On the problem of trust


…and the value of virtuous witnesses

I have to say that I’ve never been terribly impressed with ISO 61508, given it purports to be so arcane that it require a priesthood of independent safety assessors to reliably interpret and sanction its implementation. My view is if your standard is that difficult then you need to rewrite the standard.

Which is where I would have parked my unhappiness with the general 61508 concept of an ISA, until I remembered a paper written by John Downer on how the FAA regulates the aerospace sector. Within the FAA’s regulatory framework there exists an analog to the ISA role, in the form of what are called Designated Engineering Representatives or DERs. In a similar independent sign-off role to the ISAs, DERs are paid by the company they work for to carry out a certifying function on behalf of the FAA.

Now as John Downer points out in ‘Watching the Watchmaker‘ perhaps we misunderstand the roles of the regulator and the regulated if we think of them in terms of straightforward technical rule-making on the one hand and compliance on the other. In reality no regulator has the resources, or is close enough to the face of live practice, to be able to effectively regulate technology without significant reliance upon the experts within that industry. Perforce the FAA  falls back on a process of regulating by establishing who they can trust to make decisions, rather than directly regulating the decisions themselves. Seen from this perspective the role of the ISA is not only to act as a high priesthood interpreting the holy scriptures of ISO 61508 (for example) but also to act as trusted experts that we can rely upon.

The problem with this unstated ISA role becomes apparent when we compare how the FAA plays the regulatory game with that of other industry regulators. While the FAA vouchsafes the DERs as experts that we can trust, in other industries there is no equivalent act by the regulator. Which leads us to the question of how much we trust we can and should place in the role of Independent Safety Assessor? Where manufacturer ‘A’ employs the services of assessor ‘B’ and where the commercial outcomes of both parties are bound up with achieving a specific outcome one can I think reasonably question the degree of true independence. And as the Hadden-Cave inquiry into the crash of RAF Nimrod XV230 indicates, such trust should perhaps be tightly circumscribed indeed.

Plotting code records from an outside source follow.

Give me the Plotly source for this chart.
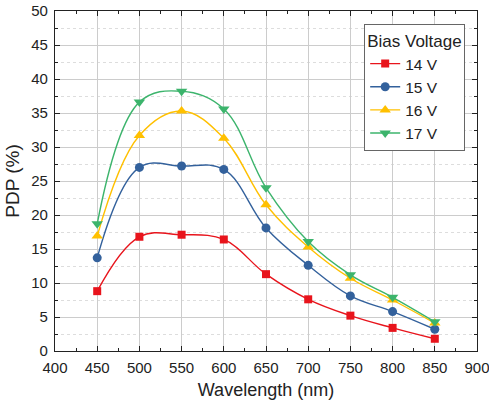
import plotly.graph_objects as go

wavelength = [450, 500, 550, 600, 650, 700, 750, 800, 850]
pdp_14v = [8.8, 16.8, 17.1, 16.4, 11.3, 7.6, 5.2, 3.4, 1.8]
pdp_15v = [13.7, 27.0, 27.2, 26.7, 18.1, 12.6, 8.1, 5.8, 3.2]
pdp_16v = [16.9, 31.7, 35.3, 31.3, 21.5, 15.3, 10.7, 7.5, 4.1]
pdp_17v = [18.7, 36.6, 38.2, 35.6, 24.0, 16.1, 11.2, 7.9, 4.3]
series_names = ["14 V", "15 V", "16 V", "17 V"]
colors = ["#e8141c", "#33619c", "#ffc000", "#3cb46c"]
symbols = ["square", "circle", "triangle-up", "triangle-down"]
sizes = [8, 9, 10, 10]

fig = go.Figure()
for name, vals, c, s, sz in zip(series_names, [pdp_14v, pdp_15v, pdp_16v, pdp_17v], colors, symbols, sizes):
    fig.add_trace(go.Scatter(
        x=wavelength, y=vals, name=name, mode="lines+markers",
        line=dict(color=c, width=1.4, shape="spline", smoothing=1.1),
        marker=dict(symbol=s, size=sz, color=c),
    ))

axis_common = dict(
    showline=True, linecolor="#222", linewidth=1.2, mirror="allticks",
    ticks="inside", ticklen=5, tickcolor="#222",
    showgrid=True, gridcolor="#cccccc", gridwidth=1,
    zeroline=False, automargin=False, ticklabeloverflow="allow",
    tickfont=dict(family="Liberation Sans, Arial", size=15, color="#222"),
)

fig.update_layout(
    width=489, height=404,
    margin=dict(l=55, r=12, t=11, b=53),
    plot_bgcolor="white", paper_bgcolor="white",
    font=dict(family="Liberation Sans, Arial", color="#222"),
    xaxis=dict(range=[400, 900], dtick=50, tick0=400,
               title=dict(text="Wavelength (nm)", font=dict(size=18), standoff=8),
               ticklabelstandoff=3,
               minor=dict(ticks="inside", ticklen=3, dtick=25, tickcolor="#222", showgrid=False),
               **axis_common),
    yaxis=dict(range=[0, 50], dtick=5, tick0=0,
               title=dict(text="PDP (%)", font=dict(size=19), standoff=6),
               ticklabelstandoff=3,
               minor=dict(ticks="inside", ticklen=3, dtick=2.5, tickcolor="#222",
                          showgrid=True, gridcolor="#dddddd", griddash="dot"),
               **axis_common),
    legend=dict(
        title=dict(text="Bias Voltage", font=dict(size=17)),
        x=0.972, y=0.962, xanchor="right", yanchor="top",
        bgcolor="white", bordercolor="#666", borderwidth=1,
        font=dict(size=15.5), tracegroupgap=0,
    ),
)

fig.write_html("out.html")
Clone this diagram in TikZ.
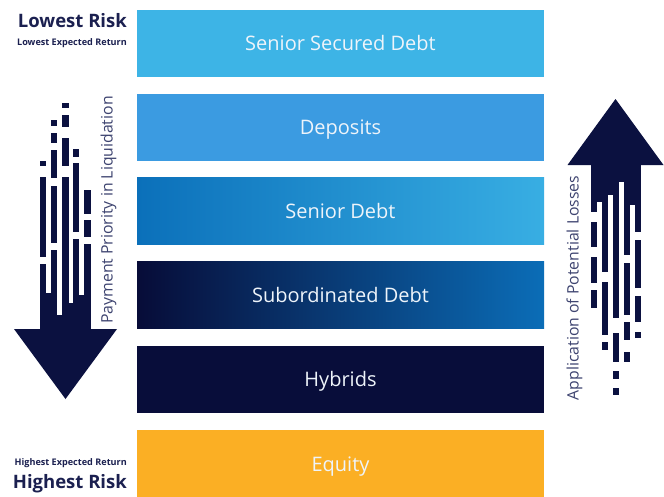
\documentclass[tikz,border=0pt]{standalone}
\usepackage{fontspec}
\setmainfont{Open Sans}
\definecolor{navy}{HTML}{0B1140}
\definecolor{labelnavy}{HTML}{1B2050}
\definecolor{sidegray}{HTML}{3E4470}
\definecolor{ssd}{HTML}{3DB4E6}
\definecolor{dep}{HTML}{3B9BE1}
\definecolor{sdL}{HTML}{0B70BA}
\definecolor{sdR}{HTML}{38AEE3}
\definecolor{subL}{HTML}{070C38}
\definecolor{subR}{HTML}{0B6DB7}
\definecolor{hyb}{HTML}{080D3A}
\definecolor{eq}{HTML}{FBAF24}
\definecolor{boxtext}{HTML}{EEF4FA}
\begin{document}
\begin{tikzpicture}[x=1pt,y=-1pt,
  tier/.style={minimum width=407pt,minimum height=67pt,inner sep=0pt,
    text height=14.3pt,text depth=0pt,
    text=boxtext,font=\fontsize{20}{24}\selectfont},
  risk/.style={anchor=east,inner sep=0pt,text=labelnavy,font=\bfseries\fontsize{18.5}{22}\selectfont},
  ret/.style={anchor=east,inner sep=0pt,text=labelnavy,font=\bfseries\fontsize{9.1}{11}\selectfont},
  side/.style={inner sep=0pt,text=sidegray,rotate=90,font=\fontsize{15.8}{18}\selectfont}]
\useasboundingbox (0,0) rectangle (664,496);
\fill[white] (0,0) rectangle (664,496);

% tiers
\node[tier,fill=ssd] (t1) at (340.5,43) {Senior Secured Debt};
\node[tier,fill=dep] (t2) at (340.5,127) {Deposits};
\node[tier,shade,left color=sdL,right color=sdR] (t3) at (340.5,211) {Senior Debt};
\node[tier,shade,left color=subL,right color=subR] (t4) at (340.5,295) {Subordinated Debt};
\node[tier,fill=hyb] (t5) at (340.5,379) {Hybrids};
\node[tier,fill=eq,minimum height=70pt] (t6) at (340.5,464.5) {Equity};

% left labels
\node[risk] (lr) at (127,21) {Lowest Risk};
\node[ret] (lre) at (127,43) {Lowest Expected Return};
\node[ret] (hre) at (127,463) {Highest Expected Return};
\node[risk] (hr) at (127,484) {Highest Risk};

% side labels
\node[side] (pp) at (108.5,210) {Payment Priority in Liquidation};
\node[side] (al) at (574.5,288) {Application of Potential Losses};

% left arrow (down)
\fill[navy] (14,329) -- (117,329) -- (65.5,399) -- cycle;
\foreach \xa/\xb/\ya/\yb in {
  40/46/161/166, 40/46/177/257, 40/46/264/330,
  51/57/120/126, 51/57/133/143, 51/57/150/178, 51/57/186/243, 51/57/250/330,
  62/68.5/103/108, 62/68.5/115/127, 62/68.5/138/166, 62/68.5/177/330,
  73/79/149/157, 73/79/163/232, 73/79/239/330,
  84/91/190/214, 84/91/220/237, 84/91/244/330,
  46/51/293/330, 57/62/315/330, 68.5/73/303/330, 79/84/295/330}
  \fill[navy] (\xa,\ya) rectangle (\xb,\yb);

% right arrow (up)
\fill[navy] (567.5,165) -- (663.5,165) -- (615.5,99) -- cycle;
\foreach \xa/\xb/\ya/\yb in {
  590.5/596.5/164/212, 590.5/596.5/222/247, 590.5/596.5/257/283, 590.5/596.5/290/308,
  601.5/607.5/164/272, 601.5/607.5/282/335, 601.5/607.5/342/350,
  612.5/618.5/164/318, 612.5/618.5/333/362, 612.5/618.5/371/379, 612.5/618.5/388/395,
  623.5/629.5/164/255, 623.5/629.5/263/315, 623.5/629.5/322/340, 623.5/629.5/352/362,
  634.5/640.5/164/232, 634.5/640.5/240/288, 634.5/640.5/296/322, 634.5/640.5/332/338,
  590.5/640.5/164/182,
  596.5/601.5/164/202, 607.5/612.5/164/195, 618.5/623.5/164/182, 629.5/634.5/164/205}
  \fill[navy] (\xa,\ya) rectangle (\xb,\yb);
\end{tikzpicture}
\end{document}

We have under the current arrangements of regulation via 61508 an inbuilt problem of trust, we do not trust the manufacturer, nor can we it appears place much trust in the independent assessor who is acting on our behalf. The solution is clearly for regulators who rely upon independent safety assessors to stop playing the game as as spectator sport and ensure that people who are implicitly acting in a regulatory role are accountable to the regulator.